Postmortem

Rolando Quiroz
3 min readFeb 26, 2020

Incident report for 504 error.

Credits to https://edu.glogster.com

Summary

On February 18th, 2020 at midnight the server access went down resulting in 504 error for anyone trying to access a website. The server is a LAMP software stack model.

Timeline

00:00 GMT-5–500 error for anyone trying to access the website

10:00 GMT-5 — Ensuring Apache and MySQL are up and running.

10:05 GMT-5 — The website was not loading properly which on logging check revealed that the server and the database were working properly.

10:12 GMT-5 — After a sott restart to Apache server returned a status of 200 and OK while trying to curl the website.

10:18 GMT-5 — Reviewing error logs to check where the error might be coming from.

11:18 GMT-5 — Check /var/log to see that the Apache server was being prematurely shut down. The error log for PHP wasn’t found.

11:20 GMT-5 — Checking php.ini settings revealed all error logging had been turned off.

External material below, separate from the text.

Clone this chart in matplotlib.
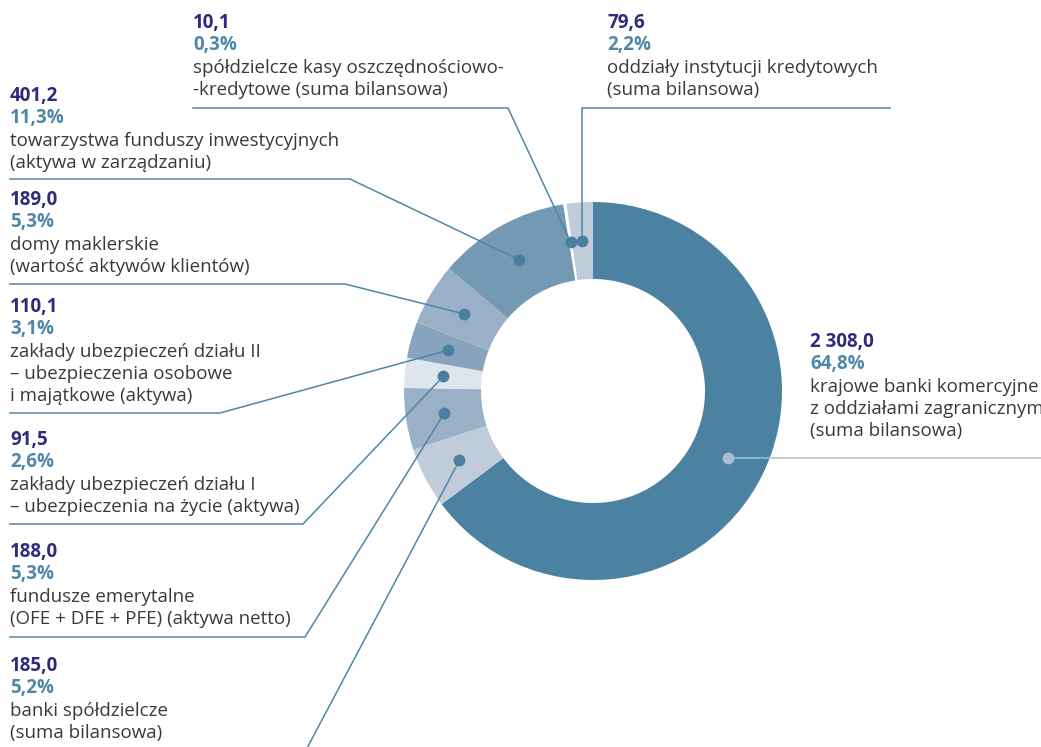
import numpy as np
import matplotlib
matplotlib.use('Agg')
import matplotlib.pyplot as plt

plt.rcParams['font.family'] = ['Open Sans', 'DejaVu Sans']

# data (mld zł), clockwise from 12 o'clock
values = [2308.0, 185.0, 188.0, 91.5, 110.1, 189.0, 401.2, 10.1, 79.6]
shares = [64.8, 5.2, 5.3, 2.6, 3.1, 5.3, 11.3, 0.3, 2.2]
descriptions = [
    'krajowe banki komercyjne\nz oddziałami zagranicznym\n(suma bilansowa)',
    'banki spółdzielcze\n(suma bilansowa)',
    'fundusze emerytalne\n(OFE + DFE + PFE) (aktywa netto)',
    'zakłady ubezpieczeń działu I\n– ubezpieczenia na życie (aktywa)',
    'zakłady ubezpieczeń działu II\n– ubezpieczenia osobowe\ni majątkowe (aktywa)',
    'domy maklerskie\n(wartość aktywów klientów)',
    'towarzystwa funduszy inwestycyjnych\n(aktywa w zarządzaniu)',
    'spółdzielcze kasy oszczędnościowo-\n-kredytowe (suma bilansowa)',
    'oddziały instytucji kredytowych\n(suma bilansowa)',
]
colors = ['#4c82a1', '#c1ccdb', '#9ab0c7', '#dfe5ec', '#88a3bd',
          '#9ab0c7', '#7499b4', '#ffffff', '#c1ccdb']

# label layout in pixel coords (y from top): text x, first line y, underline y, x0, elbow x
layout = [
    (810, 342, None, None, None),
    (10, 666, 752, 10, 305),
    (10, 552, 637, 10, 305),
    (10, 440, 524, 10, 303),
    (10, 307, 413, 10, 220),
    (10, 200, 284, 10, 345),
    (10, 96, 179, 10, 350),
    (193, 23, 108, 193, 508),
    (607, 23, 108, 890, None),
]

W, H = 1041, 747
NUM_C = '#2f2a7c'
PCT_C = '#4f87a8'
TXT_C = '#3a3a3a'
LINE_C = '#4f87a8'
LH = 22.3
FS = 13.5

def fmt(v):
    s = f'{v:,.1f}'.replace(',', ' ').replace('.', ',')
    return s

fig = plt.figure(figsize=(W / 100, H / 100), dpi=100)
ax = fig.add_axes([0, 0, 1, 1])

cx, cy = 593, H - 391
R, width = 189, 77
wedges, _ = ax.pie(values, colors=colors, startangle=90, counterclock=False,
                   center=(cx, cy), radius=R, wedgeprops=dict(width=width),
                   frame=True)
ax.set_xlim(0, W)
ax.set_ylim(0, H)
ax.set_aspect('equal')
ax.axis('off')

rm = R - width / 2
for i, w in enumerate(wedges):
    ang = np.deg2rad((w.theta1 + w.theta2) / 2)
    dx, dy = cx + rm * np.cos(ang), cy + rm * np.sin(ang)
    tx, ty, uy, x0, ex = layout[i]
    if uy is None:
        lc = '#a9bfd1'
        ax.plot([dx, W], [dy, dy], color=lc, lw=1.1, zorder=3)
        ax.plot(dx, dy, 'o', ms=7.5, color=lc, zorder=4)
    else:
        if ex is None:
            ex = dx
        ax.plot([x0, ex, dx], [H - uy, H - uy, dy], color=LINE_C, lw=1.1,
                zorder=3, solid_joinstyle='miter')
        ax.plot(dx, dy, 'o', ms=7.5, color='#4a7fa0', zorder=4)

    y = H - ty
    ax.text(tx, y, fmt(values[i]), color=NUM_C, fontsize=FS, fontweight='bold',
            va='center', ha='left')
    y -= LH
    ax.text(tx, y, f'{shares[i]:.1f}%'.replace('.', ','), color=PCT_C,
            fontsize=FS, fontweight='bold', va='center', ha='left')
    for line in descriptions[i].split('\n'):
        y -= LH
        ax.text(tx, y, line, color=TXT_C, fontsize=FS, va='center', ha='left')

fig.savefig('out.png', dpi=100, facecolor='white')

Turning the error logging on.

12:20 GMT-5 — Restarting apache server and going to the error logs to check what is being logged into the php error logs.

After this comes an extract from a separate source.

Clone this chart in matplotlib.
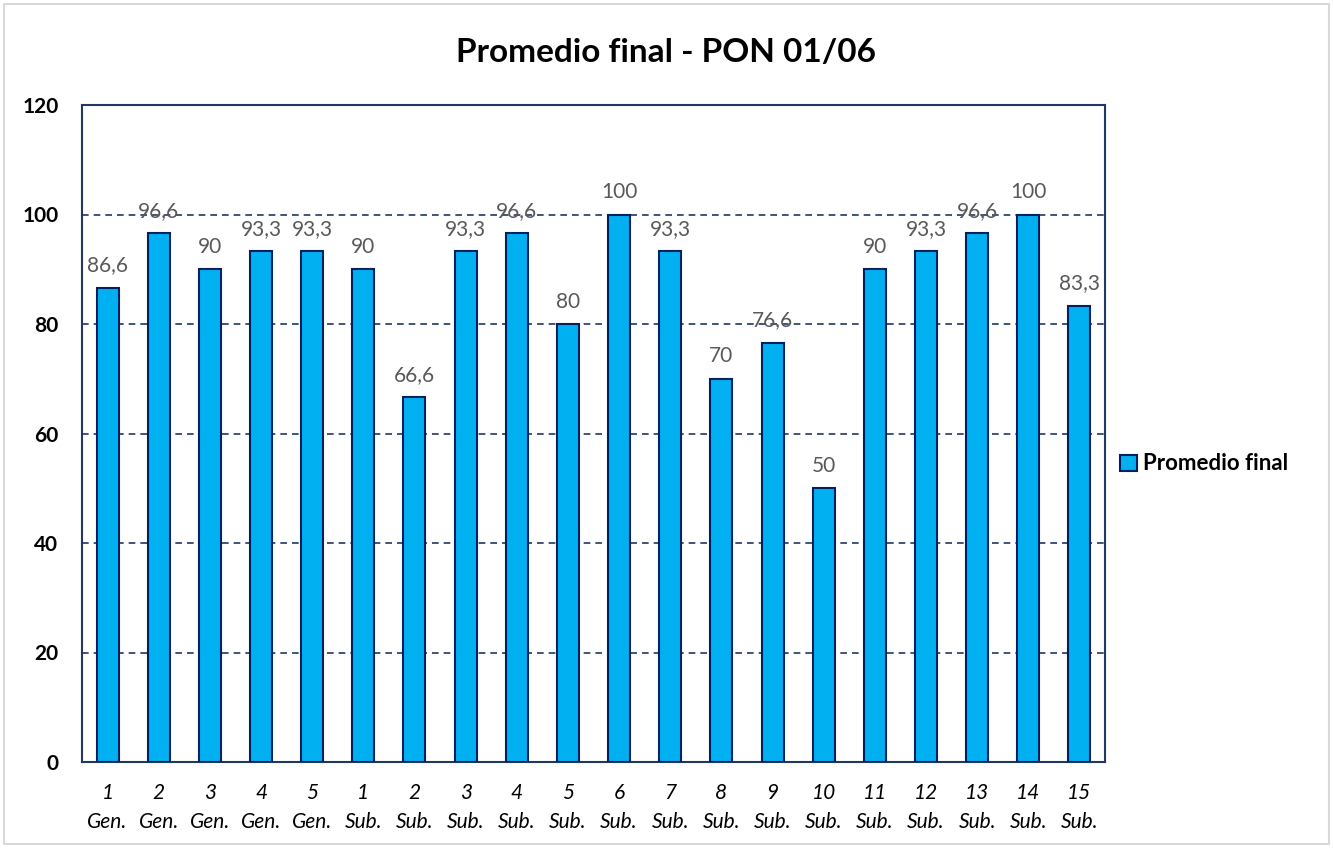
import matplotlib
matplotlib.use("Agg")
import matplotlib.pyplot as plt
import numpy as np

plt.rcParams['font.family'] = ['Lato', 'DejaVu Sans']

categories = ["1\nGen.", "2\nGen.", "3\nGen.", "4\nGen.", "5\nGen.",
              "1\nSub.", "2\nSub.", "3\nSub.", "4\nSub.", "5\nSub.",
              "6\nSub.", "7\nSub.", "8\nSub.", "9\nSub.", "10\nSub.",
              "11\nSub.", "12\nSub.", "13\nSub.", "14\nSub.", "15\nSub."]
values = [86.6, 96.6, 90, 93.3, 93.3, 90, 66.6, 93.3, 96.6, 80,
          100, 93.3, 70, 76.6, 50, 90, 93.3, 96.6, 100, 83.3]
yticks = [0, 20, 40, 60, 80, 100, 120]

navy = '#1F3864'
fig = plt.figure(figsize=(13.33, 8.48), dpi=100)
ax = fig.add_axes([82 / 1333, 1 - 762 / 848, (1105 - 82) / 1333, (762 - 105) / 848])

x = np.arange(len(categories))
bars = ax.bar(x, values, width=0.43, color='#00B0F0', edgecolor='#002060',
              linewidth=1.5, label='Promedio final', zorder=3)

for xi, v in zip(x, values):
    lbl = f"{v:g}".replace('.', ',')
    ax.annotate(lbl, (xi, v), xytext=(0, 9), textcoords='offset points',
                ha='center', va='bottom', fontsize=15, color='#595959', zorder=4)

ax.set_xlim(-0.5, len(categories) - 0.5)
ax.set_ylim(0, 120)
ax.set_yticks(yticks)
ax.set_yticklabels([str(t) for t in yticks], fontsize=15, fontweight='bold')
ax.set_xticks(x)
ax.set_xticklabels(categories, fontsize=15, style='italic', linespacing=1.55)
ax.tick_params(axis='both', length=0)
ax.tick_params(axis='x', pad=15)
ax.tick_params(axis='y', pad=17)

ax.yaxis.grid(True, linestyle=(0, (4, 3)), color=navy, linewidth=1.2, zorder=0)
for s in ax.spines.values():
    s.set_color(navy)
    s.set_linewidth(1.5)

fig.text(0.5, 1 - 53 / 848, 'Promedio final - PON 01/06',
         ha='center', va='center', fontsize=24, fontweight='bold')

leg = fig.legend(handles=[bars], loc='center left', bbox_to_anchor=(1100 / 1333, 1 - 464 / 848),
                 frameon=False, handlelength=0.75, handleheight=0.75,
                 handletextpad=0.3, prop={'weight': 'bold', 'size': 16})

border = plt.Rectangle((4 / 1333, 4 / 848), 1 - 8 / 1333, 1 - 8 / 848, transform=fig.transFigure,
                       fill=False, edgecolor='#D9D9D9', linewidth=1.5)
fig.patches.append(border)

fig.savefig('out.png', dpi=100)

12:30 GMT-5 — Reviewing error logs for php revealed a mistyped file name which was resulting in incorrect loading and premature closing of apache.

12:40 GMT-5 — Fixing file name and restarting Apache server.

13:00 GMT-5 — Server is now running normally and the website is loading properly.

Root Cause and Resolution

The issue was connected with a wrong file name being reffered to in the wp-settings.php Wordpress file. The error was raised when trying to curl the server, wherein the server responded with 500 error. By checking the error logs it was found that no error log file was being created for the php errors and reading the default error log for apache did not result in much information regarding the premature closing of the server. Once understood that the errors for php logs were not being directed anywhere the engineer chose to review the error log setting for the php in the php.ini file and found that all error logging was turned off. Once turned on, the error logging the apache server was restarted to check if any errors were being registerd in the log. As suspected, the php log showed that a file with a .phpp extension was not found in the wp-settings.php Wordpress file. This was clearly a misspelled error that resulted in the error to site access. As this was one server that the error was found in, this error might have been replicated in other servers as well. An easy fix by changing the file extension by puppet would result in the fix being made to other servers as well. A quick deployment of the puppet code replaced all misspelled file extensions with the right one and restarting of the server resulted in properly loading of the site and server.